=== REQUIREMENT ===
Copy exactly the lines from the beginning of the data down to and including the line holding "const fit = fitX.map(x", without any pictures.

— Start SOURCE EXCERPT —

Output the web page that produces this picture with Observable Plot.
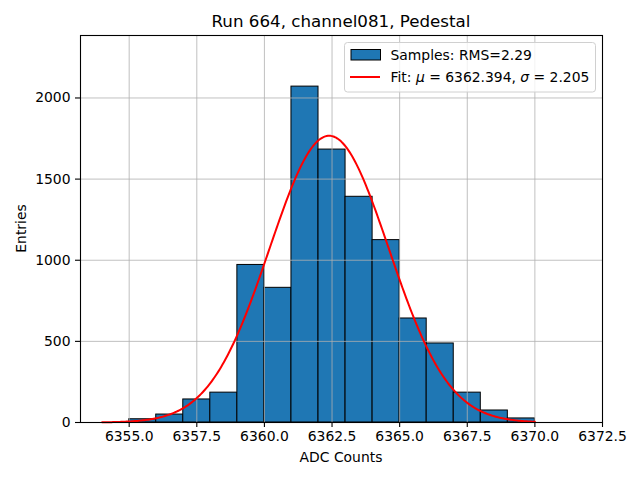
<!DOCTYPE html>
<html>
<head>
<meta charset="utf-8">
<script src="https://cdn.jsdelivr.net/npm/d3@7"></script>
<script src="https://cdn.jsdelivr.net/npm/@observablehq/plot@0.6"></script>
<style>
  html, body { margin: 0; padding: 0; background: #fff; }
  #chart svg { display: block; }
</style>
</head>
<body>
<div id="chart"></div>
<script>
// Histogram bins (left edges, width 1 ADC count) and entries
const binStarts = [6355, 6356, 6357, 6358, 6359, 6360, 6361, 6362, 6363, 6364, 6365, 6366, 6367, 6368, 6369];
const counts    = [20, 49, 142, 184, 971, 830, 2070, 1682, 1391, 1124, 641, 487, 184, 74, 25];
const binWidth = 1;

// Gaussian fit parameters
const fitMu = 6362.394;
const fitSigma = 2.205;
const fitAmp = 1767;
const fitRange = [6354, 6370];

const xTicks = [6355.0, 6357.5, 6360.0, 6362.5, 6365.0, 6367.5, 6370.0, 6372.5];
const yTicks = [0, 500, 1000, 1500, 2000];

const titleText = "Run 664, channel081, Pedestal";
const xLabel = "ADC Counts";
const yLabel = "Entries";
const legendSamples = "Samples: RMS=2.29";

const bars = binStarts.map((s, i) => ({x1: s, x2: s + binWidth, y: counts[i]}));
const fitX = d3.range(fitRange[0], fitRange[1] + 1e-9, 0.05);
const fit = fitX.map(x => ({x, y: fitAmp * Math.exp(-0.5 * ((x - fitMu) / fitSigma) ** 2)}));

const W = 640, H = 480;
const mL = 80, mR = 38, mT = 35, mB = 58;
const font = "DejaVu Sans, sans-serif";
const fs = 13.9;

const plot = Plot.plot({
  width: W, height: H,
  marginLeft: mL, marginRight: mR, marginTop: mT, marginBottom: mB,
  style: {fontFamily: font, fontSize: fs + "px", color: "#000", background: "#fff"},
  x: {domain: [6353.2, 6372.5]},
  y: {domain: [0, 2385]},
  marks: [
    Plot.rectX(bars, {x1: "x1", x2: "x2", y1: 0, y2: "y", fill: "#1f77b4", stroke: "#000", strokeWidth: 1}),
    Plot.gridX(xTicks, {stroke: "#b0b0b0", strokeOpacity: 1, strokeWidth: 0.8}),
    Plot.gridY(yTicks, {stroke: "#b0b0b0", strokeOpacity: 1, strokeWidth: 0.8}),
    Plot.line(fit, {x: "x", y: "y", stroke: "red", strokeWidth: 2}),
    Plot.frame({stroke: "#000", strokeWidth: 1.1}),
    Plot.axisX(xTicks, {tickFormat: d3.format(".1f"), tickSize: 5, tickPadding: 4, fontSize: fs, label: null, strokeWidth: 1.1}),
    Plot.axisY(yTicks, {tickFormat: d => String(d), tickSize: 5, tickPadding: 5, fontSize: fs, label: null, strokeWidth: 1.1})
  ]
});

document.getElementById("chart").appendChild(plot);

const svg = d3.select(plot);
const cx = (mL + (W - mR)) / 2;

// Title
svg.append("text").attr("x", cx).attr("y", 27).attr("text-anchor", "middle")
  .attr("font-family", font).attr("font-size", 16.7).attr("fill", "#000").text(titleText);
// Axis labels
svg.append("text").attr("x", cx).attr("y", 462).attr("text-anchor", "middle")
  .attr("font-family", font).attr("font-size", fs).attr("fill", "#000").text(xLabel);
svg.append("text").attr("transform", `translate(26,${(mT + H - mB) / 2}) rotate(-90)`)
  .attr("text-anchor", "middle")
  .attr("font-family", font).attr("font-size", fs).attr("fill", "#000").text(yLabel);

// Legend
const lg = svg.append("g").attr("text-anchor", "start");
lg.append("rect").attr("x", 344.5).attr("y", 42.5).attr("width", 251).attr("height", 49.5)
  .attr("rx", 3).attr("fill", "#fff").attr("fill-opacity", 0.8).attr("stroke", "#d0d0d0").attr("stroke-width", 1);
lg.append("rect").attr("x", 351).attr("y", 49.5).attr("width", 29.5).attr("height", 10.5)
  .attr("fill", "#1f77b4").attr("stroke", "#000").attr("stroke-width", 1);
lg.append("line").attr("x1", 350).attr("x2", 380).attr("y1", 77).attr("y2", 77)
  .attr("stroke", "red").attr("stroke-width", 2);
lg.append("text").attr("x", 390.5).attr("y", 59.5).attr("text-anchor", "start").attr("font-family", font).attr("font-size", fs)
  .attr("fill", "#000").text(legendSamples);
const t2 = lg.append("text").attr("x", 390.5).attr("y", 82).attr("text-anchor", "start").attr("font-family", font).attr("font-size", fs).attr("fill", "#000");
t2.append("tspan").text("Fit: ");
t2.append("tspan").attr("font-style", "italic").text("μ");
t2.append("tspan").text(" = " + fitMu.toFixed(3) + ", ");
t2.append("tspan").attr("font-style", "italic").text("σ");
t2.append("tspan").text(" = " + fitSigma.toFixed(3));
</script>
</body>
</html>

— End SOURCE EXCERPT —

=== RESPONSE BELOW ===
Output the web page that produces this picture with Observable Plot.
<!DOCTYPE html>
<html>
<head>
<meta charset="utf-8">
<script src="https://cdn.jsdelivr.net/npm/d3@7"></script>
<script src="https://cdn.jsdelivr.net/npm/@observablehq/plot@0.6"></script>
<style>
  html, body { margin: 0; padding: 0; background: #fff; }
  #chart svg { display: block; }
</style>
</head>
<body>
<div id="chart"></div>
<script>
// Histogram bins (left edges, width 1 ADC count) and entries
const binStarts = [6355, 6356, 6357, 6358, 6359, 6360, 6361, 6362, 6363, 6364, 6365, 6366, 6367, 6368, 6369];
const counts    = [20, 49, 142, 184, 971, 830, 2070, 1682, 1391, 1124, 641, 487, 184, 74, 25];
const binWidth = 1;

// Gaussian fit parameters
const fitMu = 6362.394;
const fitSigma = 2.205;
const fitAmp = 1767;
const fitRange = [6354, 6370];

const xTicks = [6355.0, 6357.5, 6360.0, 6362.5, 6365.0, 6367.5, 6370.0, 6372.5];
const yTicks = [0, 500, 1000, 1500, 2000];

const titleText = "Run 664, channel081, Pedestal";
const xLabel = "ADC Counts";
const yLabel = "Entries";
const legendSamples = "Samples: RMS=2.29";

const bars = binStarts.map((s, i) => ({x1: s, x2: s + binWidth, y: counts[i]}));
const fitX = d3.range(fitRange[0], fitRange[1] + 1e-9, 0.05);
const fit = fitX.map(x => ({x, y: fitAmp * Math.exp(-0.5 * ((x - fitMu) / fitSigma) ** 2)}));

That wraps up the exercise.